I was feeling lazy and ate my cake just like this and it was brilliant. But its not called Lots-of-ways Banana Cake for no reason. I’m going to quote from the book and give you all the possibilities.

Frosting: To frost one layer or to fill and frost both layers, consider Sweetened whipped cream to which you’ve added vanilla, a splash of dark rum or Malibu coconut rum and toasted coconut, Marshmallow frosting, Chocolate Whipped Cream and just for fun, a crown of chocolate shavings or Bittersweet Ganache.

Rum Syrup: If you like the flavor of rum, you can douse the cakes with rum syrup as soon as they come out of the oven.

One-Layer Cake: Serve just one layer, lightly sprinkled with confectioners’ sugar or cocoa powder, and accompany it with lightly whipped cream and/or ice cream (chocolate, coconut, vanilla, or coffee) and/or Hot Fudge Sauce.

Grand Banana Sundae: You can cut one cake into small cubes and make a sundae.
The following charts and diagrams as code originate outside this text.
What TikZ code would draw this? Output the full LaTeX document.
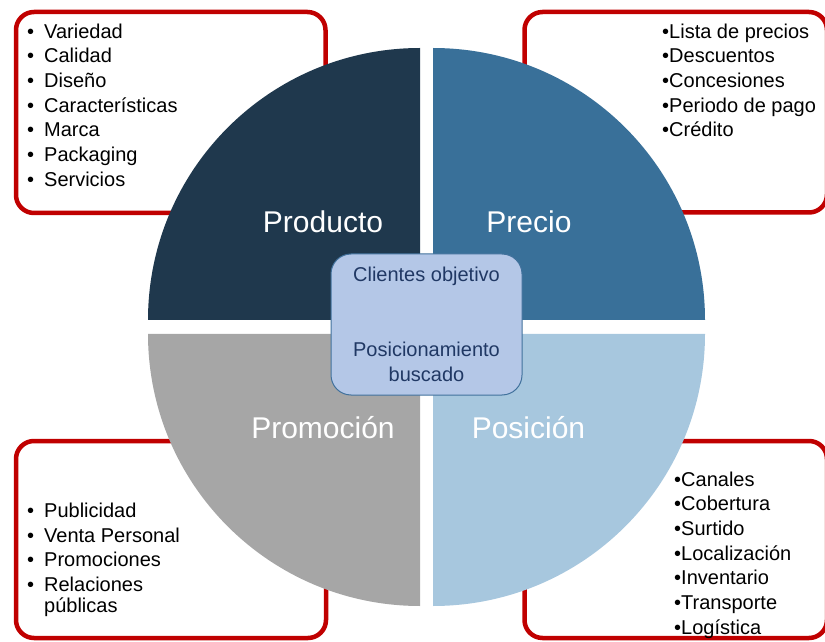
\documentclass[tikz,border=0pt]{standalone}
\usepackage{fontspec}
\setmainfont{Liberation Sans}
\usetikzlibrary{positioning}

\definecolor{rojo}{RGB}{192,0,0}
\definecolor{producto}{RGB}{31,56,77}
\definecolor{precio}{RGB}{57,112,153}
\definecolor{promocion}{RGB}{166,166,166}
\definecolor{posicion}{RGB}{167,199,222}
\definecolor{centrofondo}{RGB}{180,199,231}
\definecolor{centroborde}{RGB}{65,113,156}
\definecolor{centrotexto}{RGB}{32,56,100}

\newcommand{\itm}[1]{\makebox[17pt][l]{\textbullet}#1}

\begin{document}
\begin{tikzpicture}[x=1pt,y=1pt,font=\fontsize{20}{24.7}\selectfont]
        \tikzstyle{marco}=[draw=rojo,line width=4.5pt,rounded corners=18pt]
        \tikzstyle{lista}=[anchor=north west,align=left,inner sep=0pt]
        \tikzstyle{cuarto}=[text=white,font=\fontsize{30}{36}\selectfont]
        \tikzstyle{centro}=[rectangle,rounded corners=20pt,draw=centroborde,line width=1pt,fill=centrofondo,text=centrotexto,align=center,minimum width=191pt,minimum height=141pt]

        \clip (0,0) rectangle (825,641);

        % marcos rojos
        \draw[marco] (16,428) rectangle (325.5,629);
        \draw[marco] (524.5,428.5) rectangle (827,629);
        \draw[marco] (16,3) rectangle (326,200);
        \draw[marco] (524.5,3) rectangle (827,200);

        % cuartos del circulo
        \fill[producto] (420,321) -- (148,321) arc[start angle=180,end angle=90,radius=272pt] -- cycle;
        \fill[precio] (433,321) -- (433,593) arc[start angle=90,end angle=0,radius=272pt] -- cycle;
        \fill[promocion] (420,307) -- (148,307) arc[start angle=180,end angle=270,radius=272pt] -- cycle;
        \fill[posicion] (433,307) -- (705,307) arc[start angle=0,end angle=-90,radius=272pt] -- cycle;

        \node [cuarto] (prod) at (323,419) {Producto};
        \node [cuarto] (prec) at (529,419) {Precio};
        \node [cuarto] (prom) at (323,213) {Promoción};
        \node [cuarto] (posi) at (528.5,213) {Posición};

        \node [centro] (centro) at (426.5,316.5) {Clientes objetivo\\[50pt]Posicionamiento\\buscado};

        % listas
        \node [lista] (lprod) at (27,617.5) {\itm{Variedad}\\\itm{Calidad}\\\itm{Diseño}\\\itm{Características}\\\itm{Marca}\\\itm{Packaging}\\\itm{Servicios}};
        \node [lista] (lprec) at (662,617.5) {•Lista de precios\\•Descuentos\\•Concesiones\\•Periodo de pago\\•Crédito};
        \node [lista] (lprom) at (27,138.3) {\itm{Publicidad}\\\itm{Venta Personal}\\\itm{Promociones}\\\itm{Relaciones}\\[-3.7pt]\hspace*{17pt}públicas};
        \node [lista] (lposi) at (674,169.5) {•Canales\\•Cobertura\\•Surtido\\•Localización\\•Inventario\\•Transporte\\•Logística};
    \end{tikzpicture}
\end{document}
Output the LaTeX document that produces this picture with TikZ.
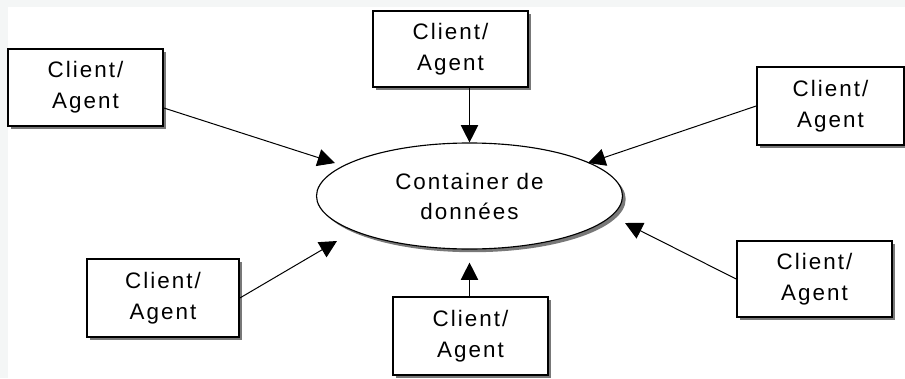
\documentclass[tikz,border=0pt]{standalone}
\usepackage{fontspec}
\newfontfamily\labelfont{Liberation Sans}[LetterSpace=9]
\usetikzlibrary{arrows.meta,calc,shapes.geometric,shadows}
\definecolor{pagestrip}{RGB}{244,246,246}
\definecolor{shade}{RGB}{120,120,120}
\def\pxu{0.75pt}

\begin{document}
\begin{tikzpicture}[x=0.75pt,y=-0.75pt,
  boxshadow/.style={drop shadow={shadow xshift=2.4pt, shadow yshift=-2.4pt, fill=shade, opacity=1}},
  client/.style={rectangle, draw=black, line width=1.3pt, fill=white, inner sep=0pt,
    align=center, font=\labelfont\fontsize{16.8}{23.2}\selectfont, boxshadow},
  store/.style={ellipse, draw=black, line width=0.85pt, fill=white, inner sep=0pt,
    align=center, font=\labelfont\fontsize{16.8}{22.5}\selectfont,
    minimum width=306*\pxu, minimum height=106*\pxu, boxshadow},
  feed/.style={-{Triangle[length=13pt,width=13pt]}, line width=0.75pt}
]
  \useasboundingbox (0,0) rectangle (905,378);
  \fill[pagestrip] (0,0) rectangle (905,378);
  \fill[white] (8,7) rectangle (905,378);

  % central data container
  \node[store] (ell) at (469.5,196) {Container de\\donn\'ees};

  % client / agent boxes around it
  \node[client, minimum width=155*\pxu, minimum height=77*\pxu] (A) at (85.5,87.5) {Client/\\Agent};
  \node[client, minimum width=155*\pxu, minimum height=76*\pxu] (B) at (450.5,49) {Client/\\Agent};
  \node[client, minimum width=147*\pxu, minimum height=78*\pxu] (C) at (830.5,106) {Client/\\Agent};
  \node[client, minimum width=155*\pxu, minimum height=76*\pxu] (D) at (814.5,279) {Client/\\Agent};
  \node[client, minimum width=152*\pxu, minimum height=78*\pxu] (E) at (163,298) {Client/\\Agent};
  \node[client, minimum width=155*\pxu, minimum height=78*\pxu] (F) at (470.5,336) {Client/\\Agent};

  % connectors towards the container
  \draw[feed] ($(A.east)+(0,20.5)$) -- ($(ell.center)+(-134.5,-33)$);
  \draw[feed] (ell.north |- B.south) -- (ell.north);
  \draw[feed] (C.west) -- ($(ell.center)+(118.5,-33)$);
  \draw[feed] (D.west) -- ($(ell.center)+(155.5,27)$);
  \draw[feed] (E.east) -- ($(ell.center)+(-132.5,45)$);
  \draw[feed] (ell.south |- F.north) -- ($(ell.south)+(0,13)$);
\end{tikzpicture}
\end{document}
Toss the pieces of cake with some cubes of fresh banana and a little rum and top with ice cream, hot fudge sauce and whipped cream. Why not go all the way and add some toasted coconut too?

I loved the cake just plain. The Malibu added a wonderful coconuty-rummy flavour that was unmistakable. I’m glad I didn’t do anything that might have clashed with this taste. Its not a very dense cake but its not light either. Eat it hot or cold with some ice cream or maybe a drizzle of chocolate sauce. YUM!

My notes:

  • The recipe says that the batter curdles when you add the bananas. But mine didn’t. So if it happens to you, don’t panic.
  • Even when I halved the recipe, I added the same amount of Malibu the recipe called for for the entire lot. It showed and I’m glad I took that call.
  • The cake tastes a lot better the next day and even better the day after! I would strongly recommend making the whole recipe and keeping it for a few days.
  • According to the recipe, it keeps in an airtight container outside for 3-4 days and for up to 2 months in a freezer.